I remember a simpler time when someone asked to use the telephone you knew it was to actually make a phone call. Today, when you see kids begging their parents to use their “Phone” 99% of the time it’s to play video games. In the last 7 years, the “Phone” has been redefined as an all-purpose device ranging from communication via voice, text, SMS and email to browsing the web, taking photos/videos, listening to music and watching YouTube. Today’s phone’s are mobile computers keeping you connected and entertained on the go. Although smart phone technology has been available since the 1990s, it wasn’t until the affordable access to broadband and the introduction of the iPhone in 2007 that people’s expectation around connectivity had changed.
With this change came a mind shift in the expected capabilities of both personal and business applications. A ripple effect has taken place in which cloud computing has made major inroads in the enterprise software marketplace by providing more relevant solutions to the evolving ubiquitous nature and platform independent reality of today’s modern business environment.

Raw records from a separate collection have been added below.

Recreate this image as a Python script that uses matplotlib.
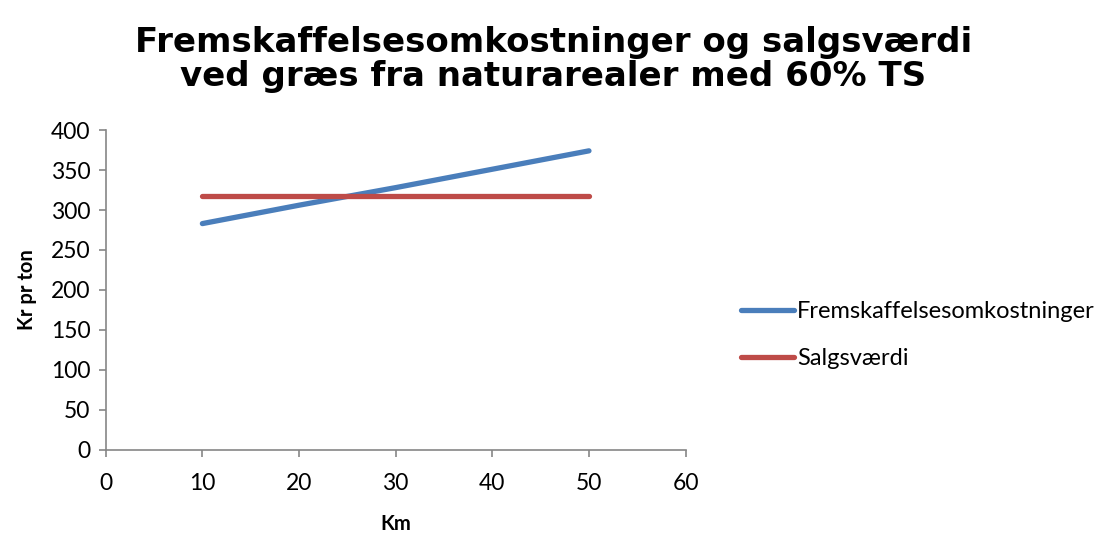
import matplotlib
matplotlib.use("Agg")
import matplotlib.pyplot as plt

# ==================================================
# DATA
# ==================================================
km = [10, 20, 30, 40, 50]
fremskaffelse = [283, 306, 328, 351, 374]
salgsvaerdi = [317, 317, 317, 317, 317]

x_ticks = [0, 10, 20, 30, 40, 50, 60]
y_ticks = [0, 50, 100, 150, 200, 250, 300, 350, 400]

title = "Fremskaffelsesomkostninger og salgsværdi\nved græs fra naturarealer med 60% TS"

# ==================================================
# STYLE
# ==================================================
plt.rcParams['font.family'] = ['Lato', 'DejaVu Sans']
axis_grey = "#868686"

fig = plt.figure(figsize=(11.13, 5.33), dpi=100)
ax = fig.add_axes([0.095, 0.156, 0.521, 0.600])

ax.plot(km, fremskaffelse, color="#4A7EBB", lw=3.8, solid_capstyle='round',
        label="Fremskaffelsesomkostninger")
ax.plot(km, salgsvaerdi, color="#BE4B48", lw=3.8, solid_capstyle='round',
        label="Salgsværdi")

ax.set_xlim(0, 60)
ax.set_ylim(0, 400)
ax.set_xticks(x_ticks)
ax.set_yticks(y_ticks)
ax.tick_params(axis='both', labelsize=16.5, colors=axis_grey, length=5,
               direction='out', labelcolor='black', width=1.2)
ax.tick_params(axis='x', pad=12)
ax.tick_params(axis='y', pad=6)

for side in ['top', 'right']:
    ax.spines[side].set_visible(False)
for side in ['left', 'bottom']:
    ax.spines[side].set_color(axis_grey)
    ax.spines[side].set_linewidth(1.2)

ax.set_xlabel("Km", fontsize=14.5, fontweight='bold', labelpad=14)
ax.set_ylabel("Kr pr ton", fontsize=14.5, fontweight='bold', labelpad=10)

fig.text(0.497, 0.888, title, ha='center', va='center', fontsize=24.5,
         fontweight='bold', family='DejaVu Sans', linespacing=1.05)

fig.legend(loc='center left', bbox_to_anchor=(0.647, 0.371), frameon=False,
           fontsize=17, handlelength=2.25, handletextpad=0.1,
           labelspacing=1.1)

fig.savefig("out.png", dpi=100)
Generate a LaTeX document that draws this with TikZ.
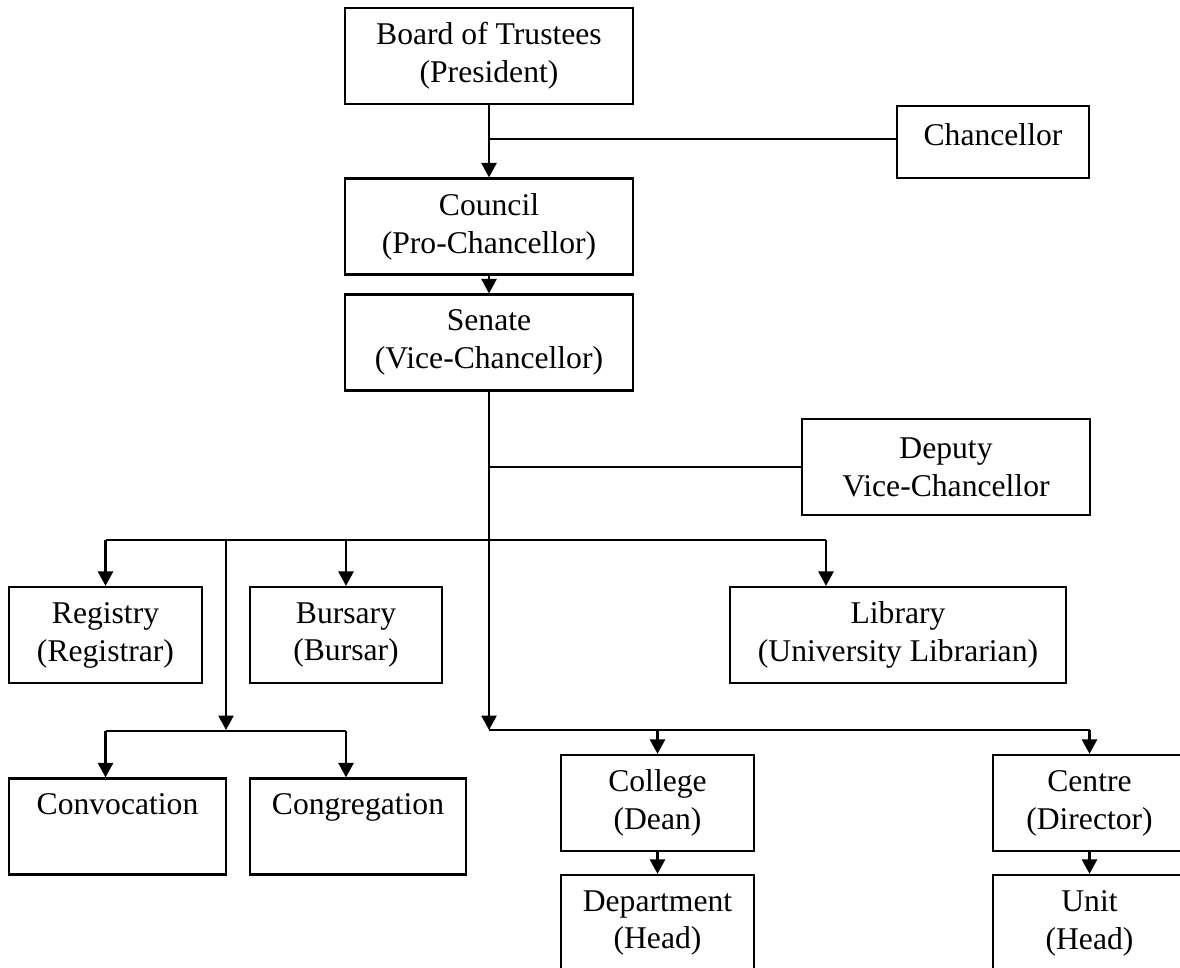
\documentclass[tikz,border=0pt]{standalone}
\usepackage{fontspec}
\setmainfont{Liberation Serif}
\usetikzlibrary{arrows.meta, positioning, calc}

\begin{document}
\begin{tikzpicture}[
    orgbox/.style={draw, line width=1.25pt, align=center, font=\fontsize{18}{21.6}\selectfont, minimum height=1.92cm, inner sep=0pt},
    trunk/.style={draw, line width=1.5pt},
    link/.style={trunk, -{Triangle[length=0.29cm, width=0.3cm]}},
    side/.style={draw, line width=1pt}
]
    \useasboundingbox (0,0) rectangle (23.6,-19.36);
    \clip (0,0) rectangle (23.6,-19.36);
    % top of the chart
    \node[orgbox, minimum width=5.76cm] (board) at (9.78,-1.12) {Board of Trustees\\(President)};
    \node[orgbox, minimum width=3.84cm, minimum height=1.44cm, text depth=8pt] (chancellor) at (19.86,-2.84) {Chancellor};
    \node[orgbox, minimum width=5.76cm] (council) at (9.78,-4.53) {Council\\(Pro-Chancellor)};
    \node[orgbox, minimum width=5.76cm] (senate) at (9.78,-6.85) {Senate\\(Vice-Chancellor)};
    \node[orgbox, minimum width=5.76cm] (dvc) at (18.92,-9.34) {Deputy\\Vice-Chancellor};
    % units under the senate
    \node[orgbox, minimum width=3.86cm] (registry) at (2.11,-12.70) {Registry\\(Registrar)};
    \node[orgbox, minimum width=3.84cm] (bursary) at (6.92,-12.70) {Bursary\\(Bursar)};
    \node[orgbox, minimum width=6.72cm] (library) at (17.96,-12.70) {Library\\(University Librarian)};
    \node[orgbox, minimum width=4.34cm] (convocation) at (2.35,-16.53) {Convocation\\\phantom{(}};
    \node[orgbox, minimum width=4.32cm] (congregation) at (7.16,-16.53) {Congregation\\\phantom{(}};
    \node[orgbox, minimum width=3.86cm] (college) at (13.15,-16.06) {College\\(Dean)};
    \node[orgbox, minimum width=3.86cm] (department) at (13.15,-18.46) {Department\\(Head)};
    \node[orgbox, minimum width=3.86cm] (centre) at (21.79,-16.06) {Centre\\(Director)};
    \node[orgbox, minimum width=3.86cm] (unit) at (21.79,-18.46) {Unit\\(Head)};

    \coordinate (chj) at (9.78,-2.78);
    \coordinate (branch) at (9.78,-10.80);
    \coordinate (hub) at (9.78,-14.60);
    \coordinate (libj) at (16.52,-10.80);
    \coordinate (cvj) at (4.52,-10.80);
    \coordinate (cvhub) at (4.52,-14.62);

    \draw[link] (board) -- (council);
    \draw[side] (chj) -- (chj -| chancellor.west);
    \draw[link] (council) -- (senate);
    \draw[link] (senate.south) -- (hub);
    \draw[side] (senate.south |- dvc.west) -- (dvc.west);
    % second row
    \draw[trunk] (registry.north |- branch) -- (libj);
    \draw[link] (registry.north |- branch) -- (registry.north);
    \draw[link] (bursary.north |- branch) -- (bursary.north);
    \draw[link] (libj) -- (libj |- library.north);
    \draw[link] (cvj) -- (cvj |- hub);
    \draw[trunk] (registry.north |- cvhub) -- (bursary.north |- cvhub);
    \draw[link] (registry.north |- cvhub) -- (registry.north |- convocation.north);
    \draw[link] (bursary.north |- cvhub) -- (bursary.north |- congregation.north);
    % colleges and centres
    \draw[trunk] (hub) -- (centre.north |- hub);
    \draw[link] (college.north |- hub) -- (college.north);
    \draw[link] (centre.north |- hub) -- (centre.north);
    \draw[link] (college) -- (department);
    \draw[link] (centre) -- (unit);
\end{tikzpicture}
\end{document}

Similarly, when today’s project managers build plans, much like the iPhone, they expect more from the plan then just providing time lines and task updates. The plan has now become the hub of an intricate network of interconnected conversations, reports, documents and notifications that are shared across teams and stakeholders. Planning tools have move beyond the traditional Gantt Chart sitting on your desktop. Collaboration, sharing and instant access to these details have become a given. That being said, the expectations of today’s plans need to be way more dynamic than ever and deliver the level of information project stakeholders are used to accessing in the lives and work outside of the project world.
Instant collaboration and sharing is no longer a luxury. In fact, it’s an integral part of the information worker’s work day which in turn has impacted the way plans are conceived and delivered to this evolving workforce responsible for delivering the intended results.
As a project manager today has this shift in available technology changed the way you plan a project?